Parti Québécois Leader Admits "Bonjour-Hi" Ban Was "A Trap" To Make Other Politicians Look Bad

Jean-François Lisée, leader of the Parti Quebecois, the political party who started the “Bonjour-Hi” debacle that took over the province, revealed the party’s true intentions behind the bill to denounce the iconic bilingual greeting.
Apparently the whole thing was a gigantic ploy to discredit the Liberal Party.
“I set the oldest trap in the book,” said Lisée yesterday during Question Period at the National Assembly of Québec, reports Global News.
Written and proposed by the PQ, the “Bonjour-Hi” motion, which would prompt businesses to drop the “Hi” when greeting customers, was all just bait for the Liberal party.
And the Liberals took the bait, hook, line, and sinker.
“Publicly, he couldn’t say he didn’t want it” said Lisée, talking about the magnificent trap he set for Philippe Couillard, Quebec’s Premiere and leader of the Liberal party.
“He had to vote for it, even though he didn’t like it.”
“What we’re doing here is show to everyone the hypocrisy of the Liberal government on linguistic issues,” Lisée continued. “When they pretend to further French, it’s a façade.”
Right after Lisée took to the podium, stirring the pot once again on the “Bonjour-Hi” debate, Couillard took the stage.

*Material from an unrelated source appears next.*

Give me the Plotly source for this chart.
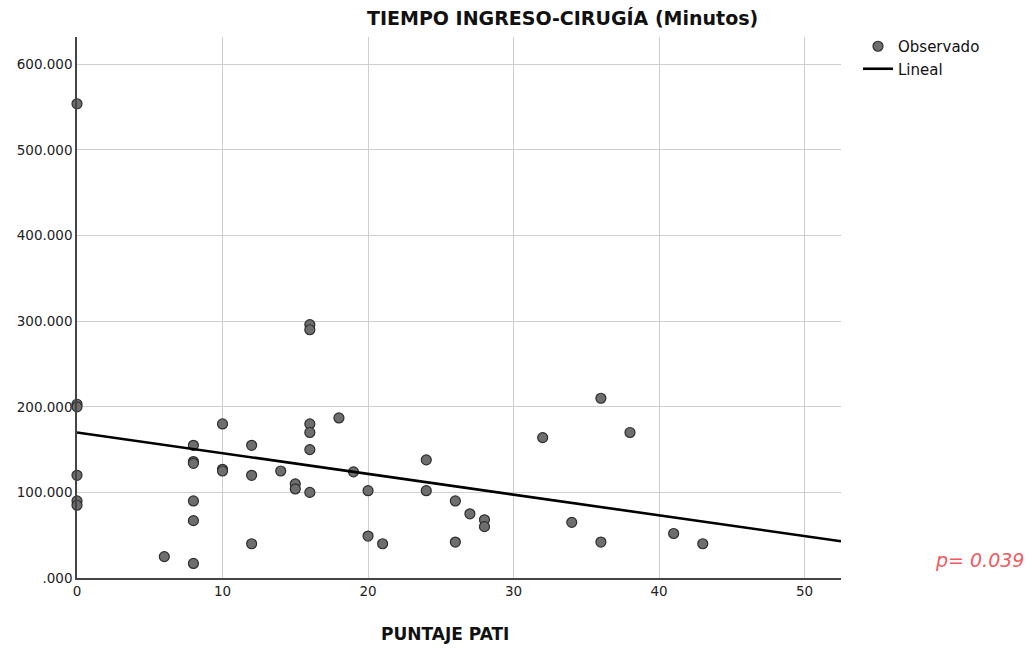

The premiere, however, was ready.
“To our English-speaking fellow Quebecers,” said Couillard, actually speaking in English, which is something of a rarity. “There are no different classes of Quebecers here, only one, first class. And English-speaking Quebecers are first-class Quebecers like all of us.”
“The English language is not a foreign language in Quebec,” said Couillard.
The damage control was pretty necessary, since Anglophones are seriously miffed at how the Liberals have been handling the situation.
The Quebec Community Groups Network, which acts on behalf of 50 different English-speaking community groups in the province, wrote a letter criticizing Couillard and the Liberal party for ever agreeing to the “Bonjour-Hi” motion.